Scalability. Figure 5 evaluates performance by varying the number of p-nodes connected with storage servers. By deploying more p-nodes, the synchronization overhead of PDA is increased. But PDA still shows linear scalability with respect to the number of p-nodes used. The overhead introduced by Bloom filter maintenance and synchronization is negligible compared with those unnecessary Memtable access eliminated by PDA. On the other hand, BDA and NDA achieve their peak performance when about 10 p-nodes are deployed. They are severely influenced by the mass useless Memtable access. NDA and BDA still show similar performance due to the same reason discussed in above.

Fig. 4.
figure 4

Scalability.

Fig. 5.
figure 5

Concurrency.

Fig. 6.
figure 6

Synchronization.

Fig. 7.
figure 7

Storage.

Fig. 8.
figure 8

Skewness.

Synchronization Overhead. Figure 6 shows the synchronization time and frequency by varying the group interval. It always takes about 200 us for a p-node to extend a new lease. The time used is relatively very short compared with the group interval. Secondly, when Memtable flushes one group of redo entires per 2 ms, each p-nodes issues about 700 synchronizations per second. Synchronization frequency decreases because a p-node gets a longer lease. An exception is when 1 ms group interval is used. When using a short group interval, many small groups are formed. Writing small groups increases the average disk write time because HDD favors large sequential writes. As a result, the disk write time is increased, making each p-node receive a longer lease again.

Storage Distribution. Figure 7 shows the performance by varying the percentage of records stored in the Memtable. When about 50% records should be read from Memtable, PDA achieves about 300 k ops. With the percentage goes down, the performance keeps increasing. In comparison, both NDA and BDA are not sensitive to the parameter. Given a record who has its lasted version in the Memtable, PDA process in the same with the others. Thus, when the percentage of these records increases, the performance of PDA get closer to that of NDA/BDA. But it still shows about 200% improvement even when 50% records should be read from Memtable. In real deployment, Memtable does not contain a large percent of records.

Skewed Access Distribution. Figure 8 shows the performance under a skewed access distribution. In YCSB, request parameters are generated under a Zipfian distribution, which uses \(\theta \) to adjust the skewness. When \(\theta =0.9\), PDA achieves about 187 k ops while NDA/BDA is about 128 k ops. PDA has about 1.46\(\times \) improvements.

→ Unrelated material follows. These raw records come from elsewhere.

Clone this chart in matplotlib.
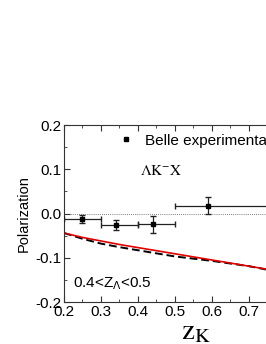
import matplotlib
matplotlib.use("Agg")
import matplotlib.pyplot as plt
from matplotlib.lines import Line2D
from matplotlib.ticker import MultipleLocator

plt.rcParams['font.family'] = ['Liberation Sans', 'DejaVu Sans']

# Belle data points
z_pts = [0.25, 0.34, 0.44, 0.59]
pol_pts = [-0.012, -0.026, -0.024, 0.018]
pol_err = [0.009, 0.012, 0.019, 0.019]
x_lo = [0.20, 0.30, 0.40, 0.50]
x_hi = [0.30, 0.40, 0.50, 1.00]

# model curves
z_curve = [0.20, 0.25, 0.30, 0.35, 0.40, 0.45, 0.50, 0.55, 0.60, 0.65, 0.70, 0.75]
pol_red = [-0.044, -0.054, -0.062, -0.070, -0.077, -0.084, -0.091, -0.098, -0.105, -0.112, -0.119, -0.126]
pol_dash = [-0.044, -0.057, -0.068, -0.076, -0.083, -0.090, -0.097, -0.102, -0.107, -0.113, -0.119, -0.127]

fig = plt.figure(figsize=(2.66, 3.44), dpi=100)
ax = fig.add_axes([0.2406, 0.122, 0.765, 0.5145])

xerr = [[z - lo for z, lo in zip(z_pts, x_lo)], [hi - z for z, hi in zip(z_pts, x_hi)]]
ax.errorbar(z_pts, pol_pts, yerr=pol_err, xerr=xerr, fmt='s', color='black',
            ecolor='#222222', elinewidth=0.9, capsize=2, markersize=3, zorder=3)
ax.plot(z_curve, pol_dash, color='black', lw=1.4, ls=(0, (4, 2)), zorder=2)
ax.plot(z_curve, pol_red, color='#e00000', lw=1.2, zorder=2)
ax.axhline(0, color='#555555', lw=0.6, ls=(0, (1, 1.5)), zorder=1)

ax.set_xlim(0.2, 0.75)
ax.set_ylim(-0.2, 0.2)
ax.xaxis.set_major_locator(MultipleLocator(0.1))
ax.xaxis.set_minor_locator(MultipleLocator(0.05))
ax.yaxis.set_major_locator(MultipleLocator(0.1))
ax.yaxis.set_minor_locator(MultipleLocator(0.05))
ax.tick_params(which='both', direction='in', top=True, right=False, color='#333333')
ax.tick_params(which='major', length=4, labelsize=11, pad=2)
ax.tick_params(which='minor', length=2)
for s in ax.spines.values():
    s.set_color('#333333')
ax.spines['right'].set_visible(False)

xticks = [0.2, 0.3, 0.4, 0.5, 0.6, 0.7]
ax.set_xticks(xticks)
ax.set_xticklabels(['%.1f' % v for v in xticks])
ax.set_yticks([-0.2, -0.1, 0.0, 0.1, 0.2])
ax.set_yticklabels(['-0.2', '-0.1', '0.0', '0.1', '0.2'])

ax.set_ylabel('Polarization', fontsize=10.5)
ax.yaxis.set_label_coords(-0.165, 0.5)
fig.text(0.737, 0.038, r'$\mathrm{z_K}$', fontsize=21, math_fontfamily='stix',
         ha='center', va='center')

handle = Line2D([], [], ls='none', marker='s', color='black', markersize=3)
ax.legend([handle], ['Belle experimenta'], loc='upper left', bbox_to_anchor=(0.235, 0.985),
          frameon=False, fontsize=11, handlelength=1.0, handletextpad=0.8, borderaxespad=0)
ax.text(0.375, 0.72, r'$\mathrm{\Lambda K^{-}X}$', transform=ax.transAxes, fontsize=11,
        math_fontfamily='stix')
ax.text(0.045, 0.085, r'0.4<Z$_\Lambda$<0.5', transform=ax.transAxes, fontsize=11,
        math_fontfamily='dejavusans')

fig.savefig('out.png', dpi=100)
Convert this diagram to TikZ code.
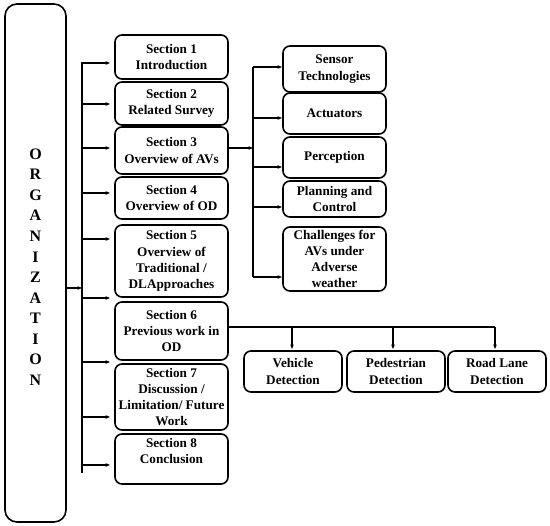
\documentclass[tikz,border=0pt]{standalone}
\usepackage{fontspec}
\setmainfont{Liberation Serif}
\usetikzlibrary{arrows.meta}
\begin{document}
\begin{tikzpicture}[x=1pt,y=-1pt,
  box/.style={draw,line width=1.6pt,rounded corners=7pt,align=center,
    font=\bfseries\fontsize{13.2}{16.2}\selectfont,inner sep=0pt},
  secbox/.style={box,minimum width=113pt},
  subbox/.style={box,minimum width=103pt},
  detbox/.style={box,minimum width=98pt,minimum height=41pt},
  conn/.style={line width=1.2pt},
  arr/.style={conn,-{Stealth[length=4.5pt,width=3.6pt]}}]
\useasboundingbox (0,0) rectangle (550,526);

% main box
\node[draw,line width=1.6pt,rounded corners=12pt,minimum width=61pt,minimum height=518pt] (org) at (35.5,263) {};
\node[align=center,font=\bfseries\fontsize{16}{20.55}\selectfont] (orgtext) at (35.5,267)
  {O\\R\\G\\A\\N\\I\\Z\\A\\T\\I\\O\\N};

% section boxes
\node[secbox,minimum height=44pt] (s1) at (171.5,57) {Section 1\\Introduction};
\node[secbox,minimum height=43pt] (s2) at (171.5,103.5) {Section 2\\Related Survey};
\node[secbox,minimum height=47pt] (s3) at (171.5,150.5) {Section 3\\Overview of AVs};
\node[secbox,minimum height=42pt] (s4) at (171.5,198) {Section 4\\Overview of OD};
\node[secbox,minimum height=72pt] (s5) at (171.5,261) {Section 5\\Overview of\\Traditional /\\DLApproaches};
\node[secbox,minimum height=58pt] (s6) at (171.5,331) {Section 6\\Previous work in\\OD};
\node[secbox,minimum height=66pt] (s7) at (171.5,397) {Section 7\\Discussion /\\Limitation/ Future\\Work};
\node[secbox,minimum height=50pt] (s8) at (171.5,459) {Section 8\\Conclusion\\\mbox{}};

% sub boxes of section 3
\node[subbox,minimum height=46pt] (a1) at (334.5,69) {Sensor\\Technologies};
\node[subbox,minimum height=41pt] (a2) at (334.5,113.5) {Actuators};
\node[subbox,minimum height=41pt] (a3) at (334.5,157.5) {Perception};
\node[subbox,minimum height=36pt] (a4) at (334.5,199) {Planning and\\Control};
\node[subbox,minimum height=64pt] (a5) at (334.5,259) {Challenges for\\AVs under\\Adverse\\weather};

% detection boxes
\node[detbox] (d1) at (293,371.5) {Vehicle\\Detection};
\node[detbox] (d2) at (396,371.5) {Pedestrian\\Detection};
\node[detbox] (d3) at (497,371.5) {Road Lane\\Detection};

% trunk from organization
\coordinate (ttop) at (82,62);
\coordinate (tbot) at (82,473);
\draw[conn] (ttop) -- (tbot);
\draw[arr] (org.east |- 0,288) -- (ttop |- 0,288);
\foreach \yy in {63,104,148,193,239,298,362,417,465}
  \draw[arr] (82,\yy) -- (110,\yy);

% section 3 branch
\coordinate (btop) at (253,67);
\coordinate (bbot) at (253,277);
\draw[conn] (btop) -- (bbot);
\draw[arr] (s3.east |- 0,148) -- (btop |- 0,148);
\foreach \yy in {67,118,167,207,277}
  \draw[arr] (253,\yy) -- (282,\yy);

% section 6 branch
\coordinate (bus) at (495,327);
\draw[conn] (s6.east |- bus) -- (bus);
\draw[arr] (292,327) -- (292,349);
\draw[arr] (393,327) -- (393,349);
\draw[arr] (495,327) -- (495,349);
\end{tikzpicture}
\end{document}
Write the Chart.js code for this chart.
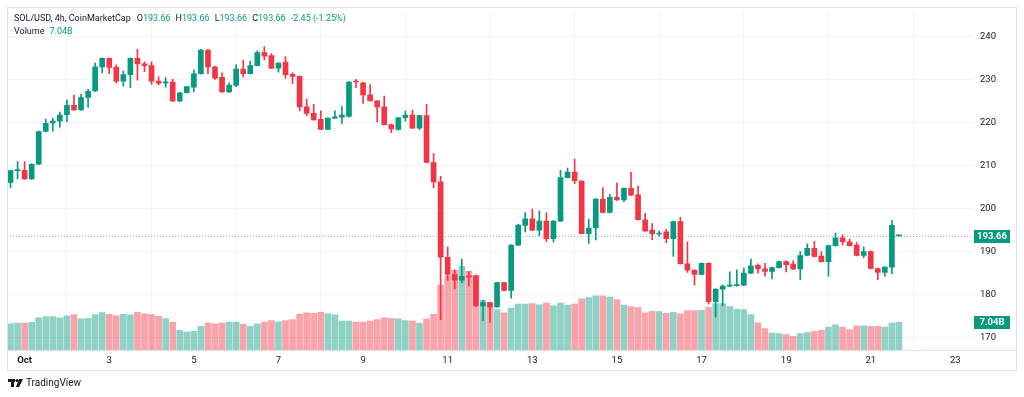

It is because most records read are also get updated under a very skewed workload. With \(\theta \) goes down, performance of PDA increases.

7 Conclusion

This work presents the precise data access mechanism for distributed LSM-tree style storage. By maintaining low overhead structures among servers, our design can reduce unnecessary remote Memtable access significantly. Extensive experiments have shown that our solution improves the performance a lot.